▸ **TASK DIRECTIONS**
Copy all of the material exactly. Pictures are not to appear in the copy.

____

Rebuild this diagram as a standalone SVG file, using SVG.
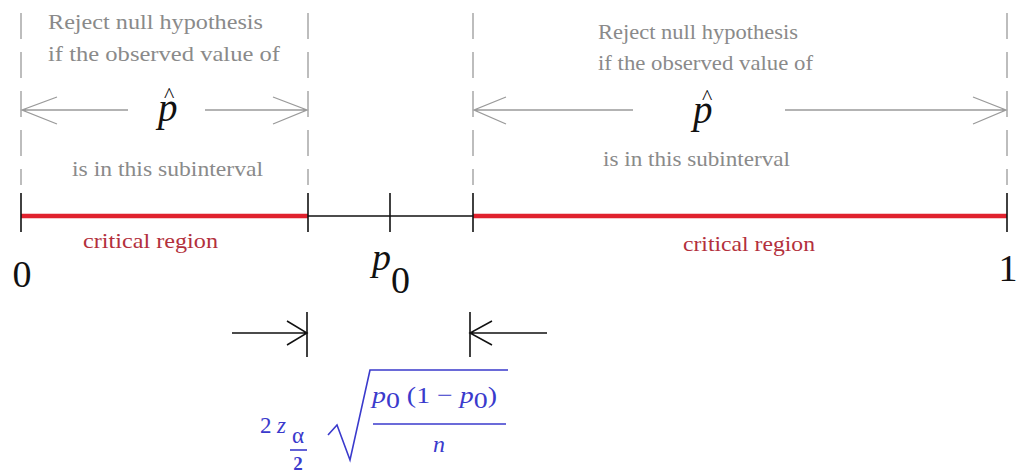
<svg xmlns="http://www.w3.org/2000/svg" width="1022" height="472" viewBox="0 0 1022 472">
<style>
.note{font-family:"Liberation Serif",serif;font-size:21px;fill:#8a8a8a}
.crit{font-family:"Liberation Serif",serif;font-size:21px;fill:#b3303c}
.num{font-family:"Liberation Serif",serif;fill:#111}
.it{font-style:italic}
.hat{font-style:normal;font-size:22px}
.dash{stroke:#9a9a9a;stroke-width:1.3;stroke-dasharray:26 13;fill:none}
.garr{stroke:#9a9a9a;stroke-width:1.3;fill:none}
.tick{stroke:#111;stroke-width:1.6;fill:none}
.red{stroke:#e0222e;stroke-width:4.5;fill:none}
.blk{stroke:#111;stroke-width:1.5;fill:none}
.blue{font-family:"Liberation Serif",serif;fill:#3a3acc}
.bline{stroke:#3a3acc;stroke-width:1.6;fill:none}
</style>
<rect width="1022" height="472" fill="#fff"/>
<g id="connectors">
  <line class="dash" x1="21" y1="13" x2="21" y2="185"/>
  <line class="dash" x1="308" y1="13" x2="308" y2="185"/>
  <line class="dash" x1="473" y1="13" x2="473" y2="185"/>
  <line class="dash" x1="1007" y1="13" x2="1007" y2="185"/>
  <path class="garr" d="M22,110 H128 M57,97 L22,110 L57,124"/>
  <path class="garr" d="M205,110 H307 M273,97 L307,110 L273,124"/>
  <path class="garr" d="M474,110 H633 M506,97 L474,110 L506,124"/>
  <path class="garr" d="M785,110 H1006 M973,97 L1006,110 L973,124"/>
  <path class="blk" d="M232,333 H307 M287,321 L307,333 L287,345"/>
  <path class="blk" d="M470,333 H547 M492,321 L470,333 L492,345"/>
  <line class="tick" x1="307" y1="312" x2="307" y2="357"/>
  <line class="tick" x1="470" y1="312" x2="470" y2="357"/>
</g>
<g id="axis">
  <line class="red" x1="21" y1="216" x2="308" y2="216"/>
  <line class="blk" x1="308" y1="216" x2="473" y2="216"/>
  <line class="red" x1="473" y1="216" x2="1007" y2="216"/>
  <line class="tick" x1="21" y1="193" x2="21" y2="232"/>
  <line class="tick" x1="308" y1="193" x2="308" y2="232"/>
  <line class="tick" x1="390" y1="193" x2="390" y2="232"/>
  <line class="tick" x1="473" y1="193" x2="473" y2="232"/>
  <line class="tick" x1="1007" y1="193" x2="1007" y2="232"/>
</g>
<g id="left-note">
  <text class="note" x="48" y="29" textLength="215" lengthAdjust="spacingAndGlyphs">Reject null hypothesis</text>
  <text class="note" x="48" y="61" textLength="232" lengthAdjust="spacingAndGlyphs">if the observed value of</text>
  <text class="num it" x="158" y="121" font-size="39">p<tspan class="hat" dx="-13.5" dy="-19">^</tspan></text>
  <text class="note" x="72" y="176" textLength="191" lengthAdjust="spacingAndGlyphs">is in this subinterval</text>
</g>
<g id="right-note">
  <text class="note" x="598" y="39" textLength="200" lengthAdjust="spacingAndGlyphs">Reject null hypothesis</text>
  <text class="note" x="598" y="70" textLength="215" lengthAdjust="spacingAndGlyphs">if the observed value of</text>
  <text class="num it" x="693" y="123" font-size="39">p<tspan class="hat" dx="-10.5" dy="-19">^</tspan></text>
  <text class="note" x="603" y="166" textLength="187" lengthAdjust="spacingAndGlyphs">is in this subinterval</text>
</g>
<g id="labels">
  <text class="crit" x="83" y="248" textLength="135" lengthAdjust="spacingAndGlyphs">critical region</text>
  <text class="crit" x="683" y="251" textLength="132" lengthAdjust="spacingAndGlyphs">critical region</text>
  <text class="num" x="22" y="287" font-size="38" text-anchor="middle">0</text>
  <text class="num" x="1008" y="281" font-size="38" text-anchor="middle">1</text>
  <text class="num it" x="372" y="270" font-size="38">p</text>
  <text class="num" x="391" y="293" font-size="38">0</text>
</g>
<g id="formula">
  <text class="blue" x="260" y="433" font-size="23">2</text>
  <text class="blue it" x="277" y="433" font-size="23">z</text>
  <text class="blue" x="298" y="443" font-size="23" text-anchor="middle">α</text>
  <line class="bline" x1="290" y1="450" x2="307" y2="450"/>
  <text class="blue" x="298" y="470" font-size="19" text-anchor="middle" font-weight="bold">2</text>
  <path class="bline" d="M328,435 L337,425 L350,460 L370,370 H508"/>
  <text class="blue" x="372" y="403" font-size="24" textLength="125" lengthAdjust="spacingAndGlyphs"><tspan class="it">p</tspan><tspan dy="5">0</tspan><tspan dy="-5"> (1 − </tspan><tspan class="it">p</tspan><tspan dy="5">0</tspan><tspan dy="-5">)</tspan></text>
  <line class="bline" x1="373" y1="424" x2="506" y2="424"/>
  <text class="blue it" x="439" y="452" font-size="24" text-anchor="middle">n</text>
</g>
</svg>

____

▸ **SOLUTION**
Rebuild this diagram as a standalone SVG file, using SVG.
<svg xmlns="http://www.w3.org/2000/svg" width="1022" height="472" viewBox="0 0 1022 472">
<style>
.note{font-family:"Liberation Serif",serif;font-size:21px;fill:#8a8a8a}
.crit{font-family:"Liberation Serif",serif;font-size:21px;fill:#b3303c}
.num{font-family:"Liberation Serif",serif;fill:#111}
.it{font-style:italic}
.hat{font-style:normal;font-size:22px}
.dash{stroke:#9a9a9a;stroke-width:1.3;stroke-dasharray:26 13;fill:none}
.garr{stroke:#9a9a9a;stroke-width:1.3;fill:none}
.tick{stroke:#111;stroke-width:1.6;fill:none}
.red{stroke:#e0222e;stroke-width:4.5;fill:none}
.blk{stroke:#111;stroke-width:1.5;fill:none}
.blue{font-family:"Liberation Serif",serif;fill:#3a3acc}
.bline{stroke:#3a3acc;stroke-width:1.6;fill:none}
</style>
<rect width="1022" height="472" fill="#fff"/>
<g id="connectors">
  <line class="dash" x1="21" y1="13" x2="21" y2="185"/>
  <line class="dash" x1="308" y1="13" x2="308" y2="185"/>
  <line class="dash" x1="473" y1="13" x2="473" y2="185"/>
  <line class="dash" x1="1007" y1="13" x2="1007" y2="185"/>
  <path class="garr" d="M22,110 H128 M57,97 L22,110 L57,124"/>
  <path class="garr" d="M205,110 H307 M273,97 L307,110 L273,124"/>
  <path class="garr" d="M474,110 H633 M506,97 L474,110 L506,124"/>
  <path class="garr" d="M785,110 H1006 M973,97 L1006,110 L973,124"/>
  <path class="blk" d="M232,333 H307 M287,321 L307,333 L287,345"/>
  <path class="blk" d="M470,333 H547 M492,321 L470,333 L492,345"/>
  <line class="tick" x1="307" y1="312" x2="307" y2="357"/>
  <line class="tick" x1="470" y1="312" x2="470" y2="357"/>
</g>
<g id="axis">
  <line class="red" x1="21" y1="216" x2="308" y2="216"/>
  <line class="blk" x1="308" y1="216" x2="473" y2="216"/>
  <line class="red" x1="473" y1="216" x2="1007" y2="216"/>
  <line class="tick" x1="21" y1="193" x2="21" y2="232"/>
  <line class="tick" x1="308" y1="193" x2="308" y2="232"/>
  <line class="tick" x1="390" y1="193" x2="390" y2="232"/>
  <line class="tick" x1="473" y1="193" x2="473" y2="232"/>
  <line class="tick" x1="1007" y1="193" x2="1007" y2="232"/>
</g>
<g id="left-note">
  <text class="note" x="48" y="29" textLength="215" lengthAdjust="spacingAndGlyphs">Reject null hypothesis</text>
  <text class="note" x="48" y="61" textLength="232" lengthAdjust="spacingAndGlyphs">if the observed value of</text>
  <text class="num it" x="158" y="121" font-size="39">p<tspan class="hat" dx="-13.5" dy="-19">^</tspan></text>
  <text class="note" x="72" y="176" textLength="191" lengthAdjust="spacingAndGlyphs">is in this subinterval</text>
</g>
<g id="right-note">
  <text class="note" x="598" y="39" textLength="200" lengthAdjust="spacingAndGlyphs">Reject null hypothesis</text>
  <text class="note" x="598" y="70" textLength="215" lengthAdjust="spacingAndGlyphs">if the observed value of</text>
  <text class="num it" x="693" y="123" font-size="39">p<tspan class="hat" dx="-10.5" dy="-19">^</tspan></text>
  <text class="note" x="603" y="166" textLength="187" lengthAdjust="spacingAndGlyphs">is in this subinterval</text>
</g>
<g id="labels">
  <text class="crit" x="83" y="248" textLength="135" lengthAdjust="spacingAndGlyphs">critical region</text>
  <text class="crit" x="683" y="251" textLength="132" lengthAdjust="spacingAndGlyphs">critical region</text>
  <text class="num" x="22" y="287" font-size="38" text-anchor="middle">0</text>
  <text class="num" x="1008" y="281" font-size="38" text-anchor="middle">1</text>
  <text class="num it" x="372" y="270" font-size="38">p</text>
  <text class="num" x="391" y="293" font-size="38">0</text>
</g>
<g id="formula">
  <text class="blue" x="260" y="433" font-size="23">2</text>
  <text class="blue it" x="277" y="433" font-size="23">z</text>
  <text class="blue" x="298" y="443" font-size="23" text-anchor="middle">α</text>
  <line class="bline" x1="290" y1="450" x2="307" y2="450"/>
  <text class="blue" x="298" y="470" font-size="19" text-anchor="middle" font-weight="bold">2</text>
  <path class="bline" d="M328,435 L337,425 L350,460 L370,370 H508"/>
  <text class="blue" x="372" y="403" font-size="24" textLength="125" lengthAdjust="spacingAndGlyphs"><tspan class="it">p</tspan><tspan dy="5">0</tspan><tspan dy="-5"> (1 − </tspan><tspan class="it">p</tspan><tspan dy="5">0</tspan><tspan dy="-5">)</tspan></text>
  <line class="bline" x1="373" y1="424" x2="506" y2="424"/>
  <text class="blue it" x="439" y="452" font-size="24" text-anchor="middle">n</text>
</g>
</svg>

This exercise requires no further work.